OPINION: In memories of travel

Warren Robertson wonders if the difficulty and cost of travel make it worthwhile at all.


The problem with most travel experiences is my memory. Some of the trips I regard as being formative are now recalled through little more than a few snapshots, feelings, or lone sentences in scattered conversations. Days I spent gazing at some of the most unbelievable historical sites, hiking distant hills, or eating delicious meals are tampered down by my mind until only one clear moment remains as a memory that I can call to mind at will. The rest of it is in there, waiting to be dragged to the foreground by a smell, a friend’s comment, or a glimpse on a television show, but for the most part, I have to satisfy myself with those lone, moments, perfectly remembered, but standing now without context.

So it is that I recall an afternoon spent in a dark cellar bar in Bruges from a single sip of beer, peering out at bottles racked in their thousands against the walls, while candles flickered on the tables. I remember the barman had recommended me that perfect beer on the basis of my descriptions of what I liked, and if pressed I could probably walk you to that bar, or at least the region of it, but for me that place will always be remembered because of the memory of that one, perfect sip.

I remember watching Midsummer night’s dream at the Globe in London, pressed up against the stage with the others in the pit, simply by the moment that Puck looked down at me and playfully winked. That second is seared into my memory and I can scroll around it in my minds-eye like looking at a photograph, but the rest of the play is a blur of costumes unremembered and characters ill-defined.
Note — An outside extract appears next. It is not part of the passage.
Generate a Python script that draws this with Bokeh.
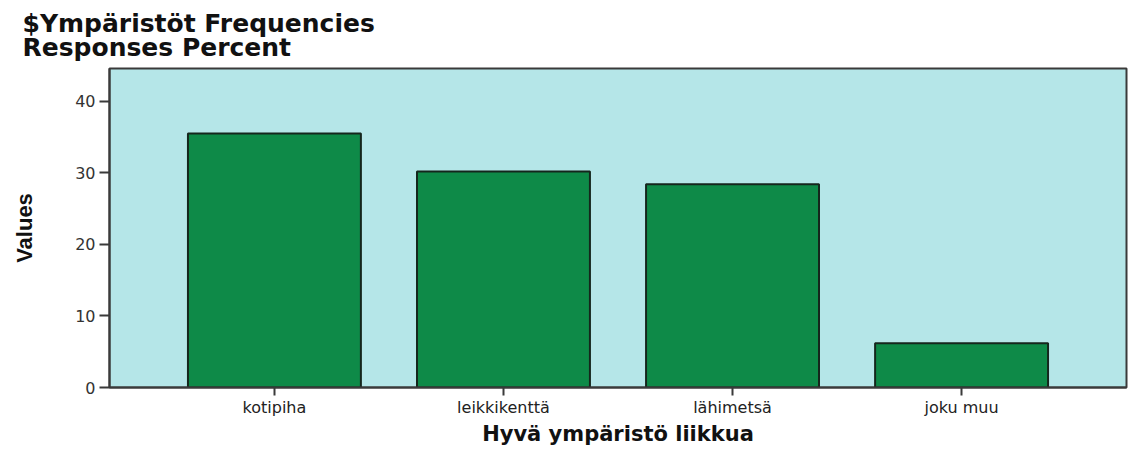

An afternoon on a yacht off the coast of Greece must have been absolute bliss because that’s how I feel in the one brief glimpse that my mind has chosen to retain. I am bobbing in the warm Mediterranean looking up at the Temple of Poseidon at Sounion on the top of its hill, the boat some distance away in the calm, clear sea. The warm afternoon sun sparkling off the water. I am at peace.

I remember the cold that seemed to radiate off the grey stone in Dublin’s Kilmainham Gaol, in that small gravel-stoned courtyard where years ago their government executed by firing squad, 14 men who had taken part in the ‘Easter rising’ – the large wooden doors, the little memorial cross and just how small, yet bright blue, the sky.

Or the day I walked across a near flat island off the coast of Madagascar toward a small copse of trees, with the searing heat blazing off the white beach, and a light breeze in the air, as azure seas lapped the shore. Behind me, a seafood meal was cooking under the sand.

At first glance, it seems a lot of money and time to spend capturing brief snapshots in my mind. Of course, I have photographs, but they aren’t at hand, and on a daily basis those holidays are made up of the sum total of what I can remember. But then I broaden my mind and realise that this is true, not only of holidays, but of things that should be far more important. These single images, sounds and feelings are how I remember my father, dead now the last two years, the birth of my son, and more than a decade spent at school.

Placed alongside how few of these vivid moments I have captured from my day-to-day life I start to see just how important travel has been relative to the amount of time I have spent doing it; how my mind’s unconscious ability to select what it remembers clearly makes my few months of travel more important than the years of commuting, working, grocery shopping, and queueing in the bank. We build our images of ourselves from our memories, and the actions we can recall, which is, I guess, why, it turns out, travel is so much more valuable than the Facebook likes, or the trinkets you buy on your way home.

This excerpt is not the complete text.